= Task prompt =
Leaving out all images, write out the records that follow exactly.

[START OF Extracted material]

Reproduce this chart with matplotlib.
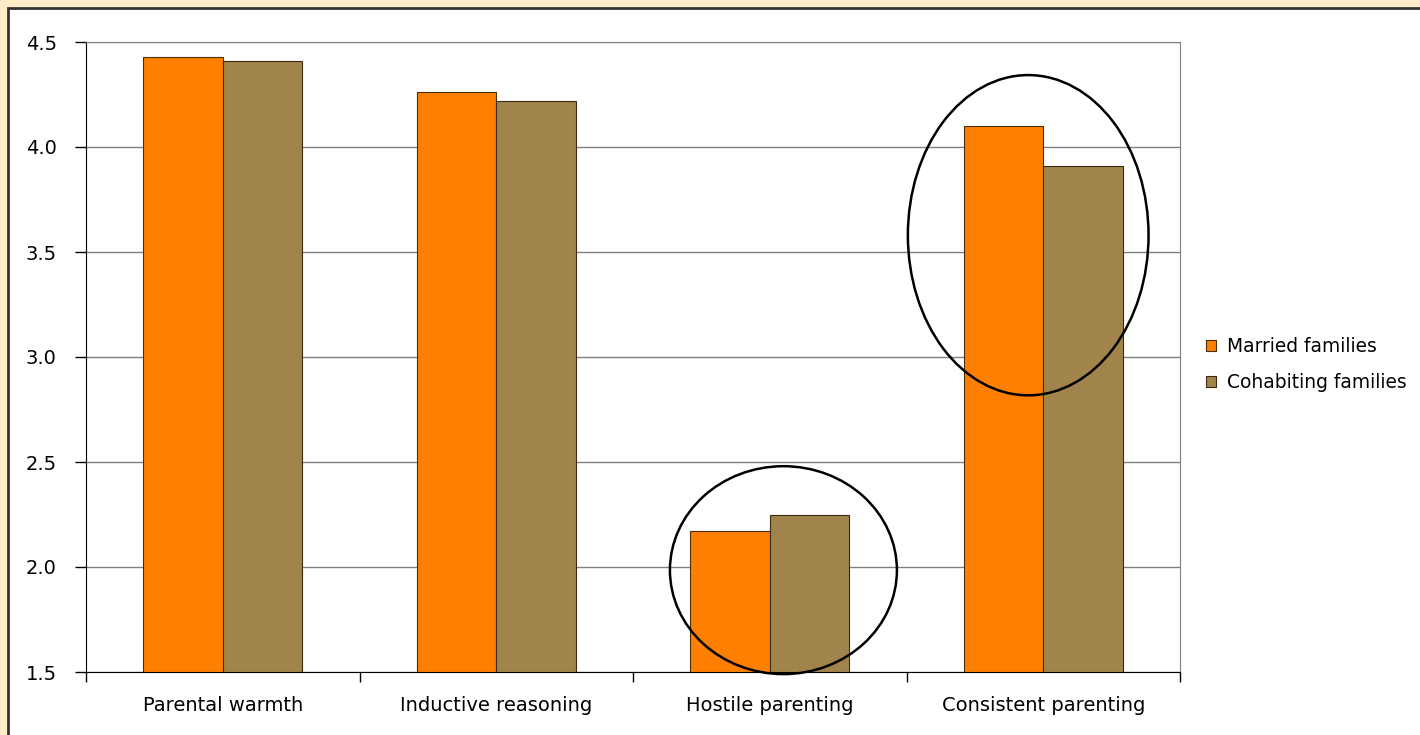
import matplotlib.pyplot as plt
from matplotlib.patches import Ellipse, Rectangle
import numpy as np

categories = ["Parental warmth", "Inductive reasoning", "Hostile parenting", "Consistent parenting"]
married = [4.43, 4.26, 2.17, 4.10]
cohabiting = [4.41, 4.22, 2.25, 3.91]
yticks = [1.5, 2.0, 2.5, 3.0, 3.5, 4.0, 4.5]

fig = plt.figure(figsize=(14.2, 7.35), dpi=100)
fig.patch.set_facecolor("#FEEBC8")
# white chart panel with dark frame on top/left
fig.patches.append(Rectangle((8 / 1420, -0.1), 1.2, (735 - 8) / 735 + 0.1,
                             transform=fig.transFigure, facecolor="white",
                             edgecolor="#333333", linewidth=2, zorder=-5))

ax = fig.add_axes([86 / 1420, 63 / 735, 1094 / 1420, 630 / 735])
x = np.arange(len(categories))
w = 0.29
ax.bar(x - w / 2, np.array(married) - 1.5, w, bottom=1.5, color="#FF8000",
       edgecolor="#4a3000", linewidth=0.8, label="Married families", zorder=3)
ax.bar(x + w / 2, np.array(cohabiting) - 1.5, w, bottom=1.5, color="#A0844C",
       edgecolor="#3a2a10", linewidth=0.8, label="Cohabiting families", zorder=3)

ax.set_xlim(-0.5, len(categories) - 0.5)
ax.set_ylim(1.5, 4.5)
ax.set_yticks(yticks)
ax.set_yticklabels([f"{v:.1f}" for v in yticks], fontsize=14)
ax.set_xticks(x)
ax.set_xticklabels(categories, fontsize=14)
ax.tick_params(axis="x", length=0, pad=17)
ax.tick_params(axis="y", length=8, width=1, pad=13, direction="out")
ax.set_xticks(np.arange(len(categories) + 1) - 0.5, minor=True)
ax.tick_params(axis="x", which="minor", length=7, width=1, direction="out")
ax.grid(axis="y", color="#808080", linewidth=1, zorder=1)
for s in ["top", "right"]:
    ax.spines[s].set_color("#808080")
for s in ["left", "bottom"]:
    ax.spines[s].set_color("black")

# circled highlights
ax.add_patch(Ellipse((2.05, 1.985), 0.83, 0.99, fill=False, edgecolor="black",
                     linewidth=1.8, clip_on=False, zorder=4))
ax.add_patch(Ellipse((2.945, 3.58), 0.88, 1.525, fill=False, edgecolor="black",
                     linewidth=1.8, clip_on=False, zorder=4))

ax.legend(loc="center left", bbox_to_anchor=(1.017, 0.488), frameon=False,
          fontsize=13.4, handlelength=0.55, handleheight=0.55, labelspacing=0.95,
          handletextpad=0.6, borderaxespad=0)

fig.savefig("out.png", dpi=100)
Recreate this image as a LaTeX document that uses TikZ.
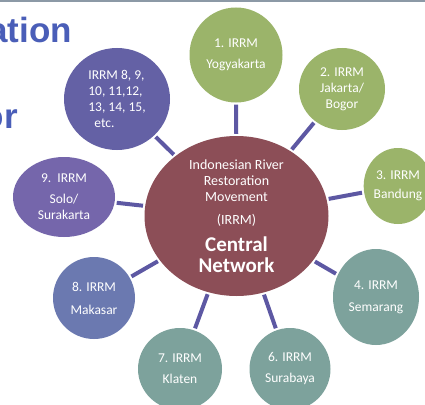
\documentclass[tikz,border=0pt]{standalone}
\usepackage{fontspec}
\setmainfont{Carlito}
\newfontfamily\titlefont{Liberation Sans}
\usetikzlibrary{shapes.geometric}
\definecolor{cgreen}{HTML}{9BB46A}
\definecolor{cteal}{HTML}{7DA29C}
\definecolor{cpurpleA}{HTML}{6461A5}
\definecolor{cpurpleB}{HTML}{7566AB}
\definecolor{cblueP}{HTML}{6B79B0}
\definecolor{ccentral}{HTML}{8C4E57}
\definecolor{cconn}{HTML}{5D58A3}
\definecolor{ctitle}{HTML}{4A5EB8}
\definecolor{ctopline}{HTML}{8C99A6}
\begin{document}
\begin{tikzpicture}[x=1pt,y=-1pt,
  bubble/.style={ellipse, inner sep=0pt, text=white, align=center,
    font=\fontsize{13.5}{16}\selectfont},
  conn/.style={draw=cconn, line width=4pt, shorten <=2pt, shorten >=2pt},
  titletext/.style={text=ctitle, inner sep=0pt, font=\titlefont\bfseries\fontsize{35}{40}\selectfont}]
\useasboundingbox (0,0) rectangle (425,404);
\fill[white] (0,0) rectangle (425,404);
\fill[ctopline] (0,0) rectangle (425,2);
\node[titletext, anchor=base east] (t1) at (72,43) {ation};
\node[titletext, anchor=base east] (t2) at (18,128) {or};
% central
\node[bubble, fill=ccentral, minimum width=184pt, minimum height=160pt,
  font=\fontsize{14}{16}\selectfont] (c) at (236.5,216)
  {Indonesian River\\Restoration\\Movement\\[7pt](IRRM)\\[9pt]%
   {\fontsize{21}{21}\selectfont\bfseries Central}\\[5pt]{\fontsize{21}{21}\selectfont\bfseries Network}};
% satellites
\node[bubble, fill=cgreen, minimum width=93pt, minimum height=95pt] (s1) at (236,55) {1. IRRM\\[5pt]Yogyakarta};
\node[bubble, fill=cgreen, minimum width=86pt, minimum height=82pt] (s2) at (342,89) {2. IRRM\\Jakarta/\\Bogor};
\node[bubble, fill=cgreen, minimum width=66pt, minimum height=76pt] (s3) at (398,186) {3. IRRM\\[3pt]Bandung};
\node[bubble, fill=cteal, minimum width=86pt, minimum height=96pt] (s4) at (376,297) {4. IRRM\\[6pt]Semarang};
\node[bubble, fill=cteal, minimum width=81pt, minimum height=82pt] (s6) at (290,369) {6. IRRM\\[5pt]Surabaya};
\node[bubble, fill=cteal, minimum width=84pt, minimum height=82pt] (s7) at (180,369) {7. IRRM\\[5pt]Klaten};
\node[bubble, fill=cblueP, minimum width=82pt, minimum height=82pt] (s8) at (94,298) {8. IRRM\\[7pt]Makasar};
\node[bubble, fill=cpurpleB, minimum width=102pt, minimum height=80pt] (s9) at (64,197) {9.\ \ IRRM\\[5pt]Solo/\\Surakarta};
\node[bubble, fill=cpurpleA, minimum width=106pt, minimum height=102pt, align=left] (s10) at (117,99) {IRRM 8, 9,\\10, 11,12,\\13, 14, 15,\\\ \ etc.};
% connectors
\foreach \s in {s1,s2,s3,s4,s6,s7,s8,s9,s10} {\draw[conn] (c) -- (\s);}
\end{tikzpicture}
\end{document}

[END OF Extracted material]

= Task output =
Reproduce this chart with matplotlib.
import matplotlib.pyplot as plt
from matplotlib.patches import Ellipse, Rectangle
import numpy as np

categories = ["Parental warmth", "Inductive reasoning", "Hostile parenting", "Consistent parenting"]
married = [4.43, 4.26, 2.17, 4.10]
cohabiting = [4.41, 4.22, 2.25, 3.91]
yticks = [1.5, 2.0, 2.5, 3.0, 3.5, 4.0, 4.5]

fig = plt.figure(figsize=(14.2, 7.35), dpi=100)
fig.patch.set_facecolor("#FEEBC8")
# white chart panel with dark frame on top/left
fig.patches.append(Rectangle((8 / 1420, -0.1), 1.2, (735 - 8) / 735 + 0.1,
                             transform=fig.transFigure, facecolor="white",
                             edgecolor="#333333", linewidth=2, zorder=-5))

ax = fig.add_axes([86 / 1420, 63 / 735, 1094 / 1420, 630 / 735])
x = np.arange(len(categories))
w = 0.29
ax.bar(x - w / 2, np.array(married) - 1.5, w, bottom=1.5, color="#FF8000",
       edgecolor="#4a3000", linewidth=0.8, label="Married families", zorder=3)
ax.bar(x + w / 2, np.array(cohabiting) - 1.5, w, bottom=1.5, color="#A0844C",
       edgecolor="#3a2a10", linewidth=0.8, label="Cohabiting families", zorder=3)

ax.set_xlim(-0.5, len(categories) - 0.5)
ax.set_ylim(1.5, 4.5)
ax.set_yticks(yticks)
ax.set_yticklabels([f"{v:.1f}" for v in yticks], fontsize=14)
ax.set_xticks(x)
ax.set_xticklabels(categories, fontsize=14)
ax.tick_params(axis="x", length=0, pad=17)
ax.tick_params(axis="y", length=8, width=1, pad=13, direction="out")
ax.set_xticks(np.arange(len(categories) + 1) - 0.5, minor=True)
ax.tick_params(axis="x", which="minor", length=7, width=1, direction="out")
ax.grid(axis="y", color="#808080", linewidth=1, zorder=1)
for s in ["top", "right"]:
    ax.spines[s].set_color("#808080")
for s in ["left", "bottom"]:
    ax.spines[s].set_color("black")

# circled highlights
ax.add_patch(Ellipse((2.05, 1.985), 0.83, 0.99, fill=False, edgecolor="black",
                     linewidth=1.8, clip_on=False, zorder=4))
ax.add_patch(Ellipse((2.945, 3.58), 0.88, 1.525, fill=False, edgecolor="black",
                     linewidth=1.8, clip_on=False, zorder=4))

ax.legend(loc="center left", bbox_to_anchor=(1.017, 0.488), frameon=False,
          fontsize=13.4, handlelength=0.55, handleheight=0.55, labelspacing=0.95,
          handletextpad=0.6, borderaxespad=0)

fig.savefig("out.png", dpi=100)
Recreate this image as a LaTeX document that uses TikZ.
\documentclass[tikz,border=0pt]{standalone}
\usepackage{fontspec}
\setmainfont{Carlito}
\newfontfamily\titlefont{Liberation Sans}
\usetikzlibrary{shapes.geometric}
\definecolor{cgreen}{HTML}{9BB46A}
\definecolor{cteal}{HTML}{7DA29C}
\definecolor{cpurpleA}{HTML}{6461A5}
\definecolor{cpurpleB}{HTML}{7566AB}
\definecolor{cblueP}{HTML}{6B79B0}
\definecolor{ccentral}{HTML}{8C4E57}
\definecolor{cconn}{HTML}{5D58A3}
\definecolor{ctitle}{HTML}{4A5EB8}
\definecolor{ctopline}{HTML}{8C99A6}
\begin{document}
\begin{tikzpicture}[x=1pt,y=-1pt,
  bubble/.style={ellipse, inner sep=0pt, text=white, align=center,
    font=\fontsize{13.5}{16}\selectfont},
  conn/.style={draw=cconn, line width=4pt, shorten <=2pt, shorten >=2pt},
  titletext/.style={text=ctitle, inner sep=0pt, font=\titlefont\bfseries\fontsize{35}{40}\selectfont}]
\useasboundingbox (0,0) rectangle (425,404);
\fill[white] (0,0) rectangle (425,404);
\fill[ctopline] (0,0) rectangle (425,2);
\node[titletext, anchor=base east] (t1) at (72,43) {ation};
\node[titletext, anchor=base east] (t2) at (18,128) {or};
% central
\node[bubble, fill=ccentral, minimum width=184pt, minimum height=160pt,
  font=\fontsize{14}{16}\selectfont] (c) at (236.5,216)
  {Indonesian River\\Restoration\\Movement\\[7pt](IRRM)\\[9pt]%
   {\fontsize{21}{21}\selectfont\bfseries Central}\\[5pt]{\fontsize{21}{21}\selectfont\bfseries Network}};
% satellites
\node[bubble, fill=cgreen, minimum width=93pt, minimum height=95pt] (s1) at (236,55) {1. IRRM\\[5pt]Yogyakarta};
\node[bubble, fill=cgreen, minimum width=86pt, minimum height=82pt] (s2) at (342,89) {2. IRRM\\Jakarta/\\Bogor};
\node[bubble, fill=cgreen, minimum width=66pt, minimum height=76pt] (s3) at (398,186) {3. IRRM\\[3pt]Bandung};
\node[bubble, fill=cteal, minimum width=86pt, minimum height=96pt] (s4) at (376,297) {4. IRRM\\[6pt]Semarang};
\node[bubble, fill=cteal, minimum width=81pt, minimum height=82pt] (s6) at (290,369) {6. IRRM\\[5pt]Surabaya};
\node[bubble, fill=cteal, minimum width=84pt, minimum height=82pt] (s7) at (180,369) {7. IRRM\\[5pt]Klaten};
\node[bubble, fill=cblueP, minimum width=82pt, minimum height=82pt] (s8) at (94,298) {8. IRRM\\[7pt]Makasar};
\node[bubble, fill=cpurpleB, minimum width=102pt, minimum height=80pt] (s9) at (64,197) {9.\ \ IRRM\\[5pt]Solo/\\Surakarta};
\node[bubble, fill=cpurpleA, minimum width=106pt, minimum height=102pt, align=left] (s10) at (117,99) {IRRM 8, 9,\\10, 11,12,\\13, 14, 15,\\\ \ etc.};
% connectors
\foreach \s in {s1,s2,s3,s4,s6,s7,s8,s9,s10} {\draw[conn] (c) -- (\s);}
\end{tikzpicture}
\end{document}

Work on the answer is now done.